The first thing that jumps out at me is that at first he loaded. Then, he stopped wanting to go in.
I have seen this the most when people drive too roughly with a horse in a straight load. When a horse is in a slant load, they can hold their balance much better because their right front foot is out there to balance on. If you haul horses in an open stock trailer, they will stand that way any time they are tied with their heads at the front. If they are untied, they will usually haul standing backwards.
When a horse is hauled in a straight load, you MUST drive around corners and curves MUCH slower and more carefully that when pulling a stock or slant trailer. If the divider goes all of the way to the floor, it should be cut off, replaced with a padded pipe or swung to one side so the horse can stand with a wider stance and keep his balance better. Horses liking the divider swung over usually has more to do with standing wider than loading. This alone makes most horses happier in a straight load.
Also, when hauling, you can slow down, or speed up or carefully go around a curve, but you can combine braking and taking a curve at the same time. Slow down and /or use your brakes BEFORE the curve and then keep a steady speed going around it. You must slow down to a much slower speed if you approach an S curve. The horse will be balanced for the first part of the curve and will not be able to switch to the other direction very well so you have to go slower. If you haul horses too roughly very much, you will end up with a 'climber', 'leaner' or 'scrambler' that tries to climb or lean on one of the walls of the trailer. This is a real hard vice to ever cure. I have seen several horses back in the 60s (when only straight loads were around) that had open sores exposing their hip bones from leaning so severely.
Secondly -- If a horse leads properly -- not just follows when it wants to -- IT WILL LOAD! I have trained horses to load for 45 or 50 years now (and they continue to load if they are not hauled too roughly) by 'fixing' the leading problem.
I use a 'draw halter' or a lip string and apply 'light ' pressure until the horse takes a step forward and then instantly release the pressure after each step. I have never had it fail and that is with flippers, horses that have 'struck out at' and hurt people and horses that have tried to 'self-destruct'.

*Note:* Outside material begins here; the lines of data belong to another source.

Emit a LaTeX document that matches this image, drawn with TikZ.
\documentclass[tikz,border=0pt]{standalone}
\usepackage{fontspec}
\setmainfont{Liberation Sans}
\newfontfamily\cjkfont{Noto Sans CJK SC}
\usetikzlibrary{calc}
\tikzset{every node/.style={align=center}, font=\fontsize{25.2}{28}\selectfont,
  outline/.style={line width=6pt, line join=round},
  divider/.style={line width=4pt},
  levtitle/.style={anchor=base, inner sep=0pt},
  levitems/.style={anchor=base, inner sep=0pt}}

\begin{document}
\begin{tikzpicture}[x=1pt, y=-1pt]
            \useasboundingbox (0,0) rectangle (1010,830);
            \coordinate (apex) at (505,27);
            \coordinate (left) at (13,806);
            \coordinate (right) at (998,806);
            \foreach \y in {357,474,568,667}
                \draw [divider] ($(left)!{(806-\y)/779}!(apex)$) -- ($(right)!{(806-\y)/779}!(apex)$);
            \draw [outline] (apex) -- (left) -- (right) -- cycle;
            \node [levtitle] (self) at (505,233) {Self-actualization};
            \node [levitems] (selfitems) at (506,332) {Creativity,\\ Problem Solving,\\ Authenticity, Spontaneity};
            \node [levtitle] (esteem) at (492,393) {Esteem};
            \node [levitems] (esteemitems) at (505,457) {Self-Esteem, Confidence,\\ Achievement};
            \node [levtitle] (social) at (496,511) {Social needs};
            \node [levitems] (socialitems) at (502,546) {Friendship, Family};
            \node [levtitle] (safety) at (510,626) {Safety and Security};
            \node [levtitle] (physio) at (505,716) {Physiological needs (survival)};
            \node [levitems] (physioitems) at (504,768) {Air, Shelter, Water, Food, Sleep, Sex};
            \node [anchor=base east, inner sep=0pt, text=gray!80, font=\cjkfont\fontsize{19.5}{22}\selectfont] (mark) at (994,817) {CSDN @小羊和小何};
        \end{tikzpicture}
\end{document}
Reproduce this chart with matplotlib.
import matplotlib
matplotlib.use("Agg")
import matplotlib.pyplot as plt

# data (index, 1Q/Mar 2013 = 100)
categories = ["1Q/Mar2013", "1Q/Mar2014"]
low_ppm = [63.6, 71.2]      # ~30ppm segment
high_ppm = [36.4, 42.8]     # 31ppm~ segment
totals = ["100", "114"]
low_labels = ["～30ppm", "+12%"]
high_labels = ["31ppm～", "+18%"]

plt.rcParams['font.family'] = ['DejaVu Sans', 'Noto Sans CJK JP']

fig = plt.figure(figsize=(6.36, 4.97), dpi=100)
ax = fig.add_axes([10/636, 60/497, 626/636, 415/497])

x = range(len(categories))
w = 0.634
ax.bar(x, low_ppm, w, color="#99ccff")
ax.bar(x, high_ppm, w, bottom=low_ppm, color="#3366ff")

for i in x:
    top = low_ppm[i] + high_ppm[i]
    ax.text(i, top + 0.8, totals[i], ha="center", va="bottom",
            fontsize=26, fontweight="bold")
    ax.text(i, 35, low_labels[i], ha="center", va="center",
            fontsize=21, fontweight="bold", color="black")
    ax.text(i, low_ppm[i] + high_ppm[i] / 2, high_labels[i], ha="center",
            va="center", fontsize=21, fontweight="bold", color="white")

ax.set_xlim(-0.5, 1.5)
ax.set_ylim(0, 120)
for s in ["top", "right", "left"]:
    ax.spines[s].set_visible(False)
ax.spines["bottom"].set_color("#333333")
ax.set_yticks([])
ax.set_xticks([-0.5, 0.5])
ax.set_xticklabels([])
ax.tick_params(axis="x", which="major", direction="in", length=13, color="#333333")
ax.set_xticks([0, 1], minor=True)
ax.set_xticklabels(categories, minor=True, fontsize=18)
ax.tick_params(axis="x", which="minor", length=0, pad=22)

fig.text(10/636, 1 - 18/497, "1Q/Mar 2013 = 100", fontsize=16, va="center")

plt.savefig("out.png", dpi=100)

When I get time (I have to get a set of trail horses ready to ride this morning (and also on Saturday and Sunday) I will put together a post on exactly how I do it. The key is to apply 'light' pressure and not let the horse get reactive and 'on the fight'. It works every time for me and for others that learn to keep their temper under control and never yank or jerk the lead but simply use 'pressure and release' in a very calm and light manner.